People might shake their heads when they watch documentaries on cults and I don't understand that - I can watch a film on a cult and feel the same but deep down, I am puzzled on what the difference is between a cult and anything else we so gleefully follow. In Corporate America, we faithfully follow our boss and their decisions whether we agree with them or not, we all say the same "company line." Of course, we obviously should choose to not cross the line with anything illegal, but seriously. It's not that hard to imagine how someone gets caught up in the wrong decisions. This is a powerfully told story of insecurity and the blind willingness to belong to anything at all.

I loved this story.

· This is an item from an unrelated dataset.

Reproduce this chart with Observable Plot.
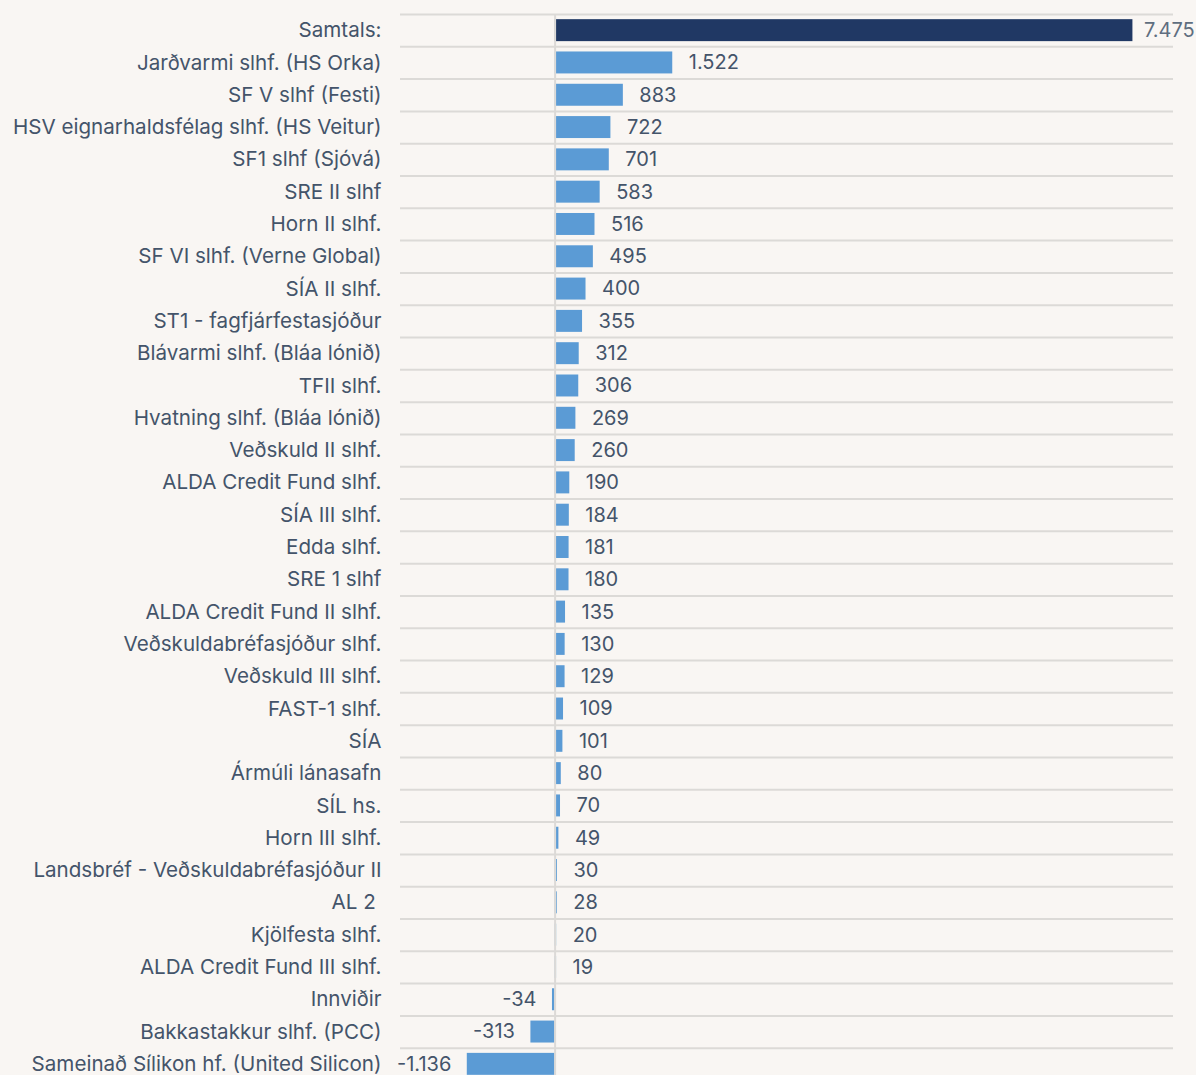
<!DOCTYPE html>
<html>
<head>
<meta charset="utf-8">
<script src="https://cdn.jsdelivr.net/npm/d3@7"></script>
<script src="https://cdn.jsdelivr.net/npm/@observablehq/plot@0.6"></script>
<style>
  html, body { margin: 0; padding: 0; background: #f9f6f3; overflow: hidden; }
  #chart svg { display: block; }
</style>
</head>
<body>
<div id="chart"></div>
<script>
const names = [
  "Samtals:",
  "Jarðvarmi slhf. (HS Orka)",
  "SF V slhf (Festi)",
  "HSV eignarhaldsfélag slhf. (HS Veitur)",
  "SF1 slhf (Sjóvá)",
  "SRE II slhf",
  "Horn II slhf.",
  "SF VI slhf. (Verne Global)",
  "SÍA II slhf.",
  "ST1 - fagfjárfestasjóður",
  "Blávarmi slhf. (Bláa lónið)",
  "TFII slhf.",
  "Hvatning slhf. (Bláa lónið)",
  "Veðskuld II slhf.",
  "ALDA Credit Fund slhf.",
  "SÍA III slhf.",
  "Edda slhf.",
  "SRE 1 slhf",
  "ALDA Credit Fund II slhf.",
  "Veðskuldabréfasjóður slhf.",
  "Veðskuld III slhf.",
  "FAST-1 slhf.",
  "SÍA",
  "Ármúli lánasafn",
  "SÍL hs.",
  "Horn III slhf.",
  "Landsbréf - Veðskuldabréfasjóður II",
  "AL 2 ",
  "Kjölfesta slhf.",
  "ALDA Credit Fund III slhf.",
  "Innviðir",
  "Bakkastakkur slhf. (PCC)",
  "Sameinað Sílikon hf. (United Silicon)"
];
const values = [7475, 1522, 883, 722, 701, 583, 516, 495, 400, 355, 312, 306, 269, 260, 190, 184, 181, 180, 135, 130, 129, 109, 101, 80, 70, 49, 30, 28, 20, 19, -34, -313, -1136];
const xDomain = [-2000, 8000];

const data = names.map((name, i) => ({name, value: values[i], total: i === 0}));
const fmt = v => (v < 0 ? "-" : "") + d3.format(",")(Math.abs(v)).replace(/,/g, ".");

const W = 1196, H = 1081, MT = 14, MB = 1;
const step = (H - MT - MB) / names.length;
const textColor = "#44546a";
const gridColor = "#dcdad7";
const font = "Inter, 'Noto Sans', sans-serif";
const fsLabel = 20.6;
const fsValue = 20;

const chart = Plot.plot({
  width: W,
  height: H,
  marginTop: MT,
  marginBottom: MB,
  marginLeft: 400,
  marginRight: 23,
  style: {background: "#f9f6f3", fontFamily: font, fontSize: fsLabel + "px", color: textColor},
  x: {domain: xDomain, axis: null},
  y: {domain: names, paddingInner: 0.32, paddingOuter: 0.16, round: false, label: null},
  marks: [
    Plot.ruleY(names, {y: d => d, dy: step / 2, stroke: gridColor, strokeWidth: 2}),
    Plot.ruleY([names[0]], {y: d => d, dy: -step / 2, stroke: gridColor, strokeWidth: 2}),
    Plot.barX(data, {y: "name", x: "value", fill: d => d.total ? "#203864" : "#5b9bd5"}),
    Plot.ruleX([0], {stroke: gridColor, strokeWidth: 2}),
    Plot.axisY({tickSize: 0, tickPadding: 19, fontSize: fsLabel, fill: textColor, label: null}),
    Plot.text(data.filter(d => !d.total && d.value >= 0), {y: "name", x: "value", text: d => fmt(d.value), textAnchor: "start", dx: 16, fill: textColor, fontSize: fsValue}),
    Plot.text(data.filter(d => d.value < 0), {y: "name", x: "value", text: d => fmt(d.value), textAnchor: "end", dx: -16, fill: textColor, fontSize: fsValue}),
    Plot.text(data.filter(d => d.total), {y: "name", x: "value", text: d => fmt(d.value), textAnchor: "start", dx: 11, fill: "#5f6e80", fontSize: fsValue})
  ]
});
document.getElementById("chart").appendChild(chart);
</script>
</body>
</html>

I will be giving this 5 stars on Goodreads.

Disclosure: I downloaded this book for free from my library's Libby app.

About the Author (from her website)
Molly Dektar is from North Carolina and lives in Brooklyn. She received her MFA from Brooklyn 
College, where she was awarded the Himan Brown Award and the Brooklyn College Scholarship for Fiction. She is a graduate of Harvard College and was the recipient of the Louis Begley Fiction Prize. The Ash Family is her first novel.